▸ **To be done**:
Starting at the top of the entries, restate word for word each line up to and including the one with "values = [82, 61, 58, 33, 23]".

▸ **Charts and diagrams as code**:
►
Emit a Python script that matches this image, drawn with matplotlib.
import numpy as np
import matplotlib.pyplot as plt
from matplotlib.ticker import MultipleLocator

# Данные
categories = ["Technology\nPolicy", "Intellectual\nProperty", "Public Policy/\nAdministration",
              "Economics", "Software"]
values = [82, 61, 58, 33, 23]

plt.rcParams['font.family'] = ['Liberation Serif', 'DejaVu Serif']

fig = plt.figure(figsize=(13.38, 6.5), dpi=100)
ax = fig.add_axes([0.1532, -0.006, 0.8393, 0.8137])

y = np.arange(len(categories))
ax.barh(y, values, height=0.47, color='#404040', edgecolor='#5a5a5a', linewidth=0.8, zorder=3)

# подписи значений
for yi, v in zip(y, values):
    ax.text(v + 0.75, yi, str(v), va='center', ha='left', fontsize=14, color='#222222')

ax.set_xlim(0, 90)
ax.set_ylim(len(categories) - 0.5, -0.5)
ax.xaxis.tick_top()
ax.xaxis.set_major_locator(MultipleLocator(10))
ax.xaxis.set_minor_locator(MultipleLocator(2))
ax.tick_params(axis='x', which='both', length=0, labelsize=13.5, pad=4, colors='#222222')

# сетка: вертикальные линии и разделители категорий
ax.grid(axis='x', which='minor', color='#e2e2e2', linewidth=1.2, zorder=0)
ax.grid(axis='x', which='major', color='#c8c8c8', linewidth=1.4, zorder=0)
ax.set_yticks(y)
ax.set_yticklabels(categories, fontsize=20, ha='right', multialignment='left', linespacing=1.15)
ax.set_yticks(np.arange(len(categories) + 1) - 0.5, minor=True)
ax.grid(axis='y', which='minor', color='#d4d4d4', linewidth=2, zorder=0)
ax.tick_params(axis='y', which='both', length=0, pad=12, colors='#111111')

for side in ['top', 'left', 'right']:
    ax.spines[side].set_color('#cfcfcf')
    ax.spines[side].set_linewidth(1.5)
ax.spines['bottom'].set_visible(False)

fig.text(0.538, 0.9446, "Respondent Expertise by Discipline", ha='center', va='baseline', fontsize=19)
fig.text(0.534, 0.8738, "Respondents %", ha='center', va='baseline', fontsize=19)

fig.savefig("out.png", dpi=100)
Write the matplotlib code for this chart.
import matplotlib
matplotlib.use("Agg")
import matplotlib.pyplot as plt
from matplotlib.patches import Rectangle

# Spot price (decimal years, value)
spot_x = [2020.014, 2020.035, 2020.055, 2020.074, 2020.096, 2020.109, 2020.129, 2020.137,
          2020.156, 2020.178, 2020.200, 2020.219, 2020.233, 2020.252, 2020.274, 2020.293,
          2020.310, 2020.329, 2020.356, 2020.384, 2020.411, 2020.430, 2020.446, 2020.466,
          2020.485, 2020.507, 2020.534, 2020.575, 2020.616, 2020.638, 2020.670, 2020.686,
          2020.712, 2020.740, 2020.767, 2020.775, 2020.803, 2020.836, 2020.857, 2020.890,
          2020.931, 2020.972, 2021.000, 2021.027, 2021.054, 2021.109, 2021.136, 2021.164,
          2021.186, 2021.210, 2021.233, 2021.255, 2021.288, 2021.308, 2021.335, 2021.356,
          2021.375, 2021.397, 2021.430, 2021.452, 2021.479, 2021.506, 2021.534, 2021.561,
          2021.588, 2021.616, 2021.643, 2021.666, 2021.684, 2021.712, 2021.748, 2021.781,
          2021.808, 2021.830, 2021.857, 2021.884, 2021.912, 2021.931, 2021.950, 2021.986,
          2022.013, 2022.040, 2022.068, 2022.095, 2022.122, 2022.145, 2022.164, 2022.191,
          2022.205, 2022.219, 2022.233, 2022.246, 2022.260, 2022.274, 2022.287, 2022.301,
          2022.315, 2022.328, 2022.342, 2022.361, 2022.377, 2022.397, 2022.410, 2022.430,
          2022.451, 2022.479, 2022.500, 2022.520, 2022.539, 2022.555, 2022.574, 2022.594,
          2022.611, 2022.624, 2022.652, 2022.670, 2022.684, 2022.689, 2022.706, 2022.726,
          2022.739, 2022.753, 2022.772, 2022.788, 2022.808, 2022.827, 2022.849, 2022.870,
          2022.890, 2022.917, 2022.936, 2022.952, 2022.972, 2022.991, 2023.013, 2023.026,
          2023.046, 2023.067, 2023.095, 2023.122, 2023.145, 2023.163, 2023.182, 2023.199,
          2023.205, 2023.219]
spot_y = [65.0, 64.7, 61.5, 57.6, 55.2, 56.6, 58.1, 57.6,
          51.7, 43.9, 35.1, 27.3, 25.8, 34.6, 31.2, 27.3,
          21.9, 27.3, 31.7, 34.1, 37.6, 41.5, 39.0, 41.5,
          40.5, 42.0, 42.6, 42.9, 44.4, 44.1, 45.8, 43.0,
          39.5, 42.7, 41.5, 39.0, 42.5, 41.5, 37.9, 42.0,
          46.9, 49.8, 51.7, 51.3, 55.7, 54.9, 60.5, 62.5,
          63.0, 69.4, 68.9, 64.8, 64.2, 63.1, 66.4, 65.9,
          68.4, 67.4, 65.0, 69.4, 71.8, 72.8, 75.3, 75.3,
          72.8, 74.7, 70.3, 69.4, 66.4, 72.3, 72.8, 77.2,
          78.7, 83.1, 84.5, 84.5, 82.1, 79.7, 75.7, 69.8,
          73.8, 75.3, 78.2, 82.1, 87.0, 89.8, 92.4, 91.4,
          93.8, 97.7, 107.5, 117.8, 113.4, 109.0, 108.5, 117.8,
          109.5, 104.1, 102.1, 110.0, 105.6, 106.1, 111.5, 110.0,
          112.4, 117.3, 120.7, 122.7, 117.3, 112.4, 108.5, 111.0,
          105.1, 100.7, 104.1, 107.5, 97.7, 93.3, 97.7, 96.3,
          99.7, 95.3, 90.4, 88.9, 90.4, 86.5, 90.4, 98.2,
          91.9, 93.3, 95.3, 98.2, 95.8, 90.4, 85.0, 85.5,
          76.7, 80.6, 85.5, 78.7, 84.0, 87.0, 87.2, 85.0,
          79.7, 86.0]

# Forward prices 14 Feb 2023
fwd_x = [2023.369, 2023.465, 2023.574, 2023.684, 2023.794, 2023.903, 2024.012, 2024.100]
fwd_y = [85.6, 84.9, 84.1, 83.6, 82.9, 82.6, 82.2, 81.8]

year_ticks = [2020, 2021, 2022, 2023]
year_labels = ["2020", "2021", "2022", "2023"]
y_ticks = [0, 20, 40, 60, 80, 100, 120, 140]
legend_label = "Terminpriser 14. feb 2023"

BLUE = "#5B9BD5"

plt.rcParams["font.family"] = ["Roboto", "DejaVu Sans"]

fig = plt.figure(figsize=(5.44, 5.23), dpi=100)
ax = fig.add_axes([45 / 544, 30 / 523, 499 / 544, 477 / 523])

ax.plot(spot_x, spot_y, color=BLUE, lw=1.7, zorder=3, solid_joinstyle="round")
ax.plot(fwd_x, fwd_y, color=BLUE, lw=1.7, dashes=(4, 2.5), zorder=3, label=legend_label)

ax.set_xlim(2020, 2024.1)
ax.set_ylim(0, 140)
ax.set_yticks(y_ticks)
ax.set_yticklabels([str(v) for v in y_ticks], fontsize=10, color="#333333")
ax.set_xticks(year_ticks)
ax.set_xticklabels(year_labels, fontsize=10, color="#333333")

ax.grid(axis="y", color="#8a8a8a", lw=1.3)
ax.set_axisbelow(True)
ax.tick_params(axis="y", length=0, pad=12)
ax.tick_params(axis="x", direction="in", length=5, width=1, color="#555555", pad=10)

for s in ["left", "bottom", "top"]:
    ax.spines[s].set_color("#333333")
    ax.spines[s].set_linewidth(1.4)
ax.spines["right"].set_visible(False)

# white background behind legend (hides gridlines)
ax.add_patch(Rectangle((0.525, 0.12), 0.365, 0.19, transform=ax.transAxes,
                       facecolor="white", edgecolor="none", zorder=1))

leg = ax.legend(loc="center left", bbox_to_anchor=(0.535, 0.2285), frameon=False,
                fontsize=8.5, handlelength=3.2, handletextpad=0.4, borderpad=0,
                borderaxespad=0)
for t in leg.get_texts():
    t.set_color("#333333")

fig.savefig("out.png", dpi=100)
◄
▸ **Completed task**:
Emit a Python script that matches this image, drawn with matplotlib.
import numpy as np
import matplotlib.pyplot as plt
from matplotlib.ticker import MultipleLocator

# Данные
categories = ["Technology\nPolicy", "Intellectual\nProperty", "Public Policy/\nAdministration",
              "Economics", "Software"]
values = [82, 61, 58, 33, 23]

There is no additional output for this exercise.